The international development community agrees that huge additional finance is needed in sustainable infrastructure — especially in water and sanitation, energy, transport, and information and communications technology — in order to reach the Sustainable Development Goals by 2030. The United Nations estimates $90 trillion is needed over the next 15 years. Sub-Saharan Africa alone needs more than $90 billion per year in infrastructure investment, but currently only receives around $42 billion, according to the bank.
However, infrastructure projects are the source of the majority of complaints received by the Inspection Panel and also the Compliance Advisor Ombudsman (CAO), which handles complaints for projects funded by the International Finance Corporation and the Multilateral Investment Guarantee Agency (MIGA).
The United Nations High Commissioner for Human Rights Zeid Ra’ad Al Hussein has written about this fact, which he puts down to private sector actors doing the projects. “In the macho world of mega-infrastructure, success is measured by size and speed, breeding the denial of human rights rather than due diligence.”
One of Al Hussein’s suggestions is that development finance institutions put in place independent, easily accessible, and effective grievance mechanisms to ensure accountability and remedy for communities whose rights are violated by these projects.
Canuto agrees that the bank needs a strong accountability mechanism.

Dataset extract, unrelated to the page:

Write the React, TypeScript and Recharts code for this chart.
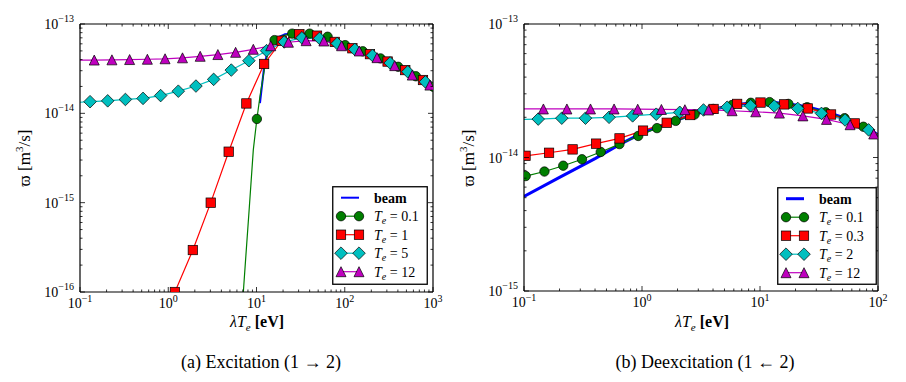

He said the review of the Inspection Panel will help ascertain the strengths and limitations of the existing model and could result in its purview being extended. However, he was also realistic about what the panel can be expected to achieve.
“On the one hand, it’s always great to have an organ like the Inspection Panel as an entity … [which] functions as an echoing, investigative tool with respect to complaints,” he said, while acknowledging that “it would be naive and unfeasible to imagine it could become the marshal for everything that moves in the development world,” he said.
Blind spots and gaps
One of the key areas of investigation during the review will be what Canuto described as
“blind spots and gaps of definition” within the existing panel. For example, he said there is a need to clarify the time limit after which a complaint can be lodged for certain types of project. He also said there may be “accountability gaps” in relation to bank-administered trust funds.
The Inspection Panel’s role in monitoring the implementation of action plans also needs to be explored, Canuto said. Under the current system, the panel has powers to investigate bank-funded projects after receiving an eligible complaint from a community. Panel members go on fact-finding visits to project sites in order to ascertain whether the bank has followed its own operational policies and procedures, and whether harm was caused to the environment or communities affected by the project. The panel then reports its findings to the bank’s board of executive directors. Bank management is also required to respond to the findings and draw up an action plan for how they will respond.
Since it was launched in 1993, the panel has received 120 requests for inspection, of which 34 have been investigated.
The review will provide guidance on whether or not panel members should play a role in monitoring and evaluating whether bank staff are in fact implementing the management plan, which some say would create conflicts of interests.
Another issue under review will be whether the Inspection Panel should have its own dispute resolution function, Canuto said. The CAO makes good use of this function, he said, and other complaints mechanisms in other development finance institutions also offer mediation services, and so the consultation will consider whether it should be added to the Inspection Panel’s toolkit.
These, along with other issues, will be analyzed and discussed in a report that will be presented to the Committee on Development Effectiveness next spring, Canuto said, and any reforms will then be decided by the board.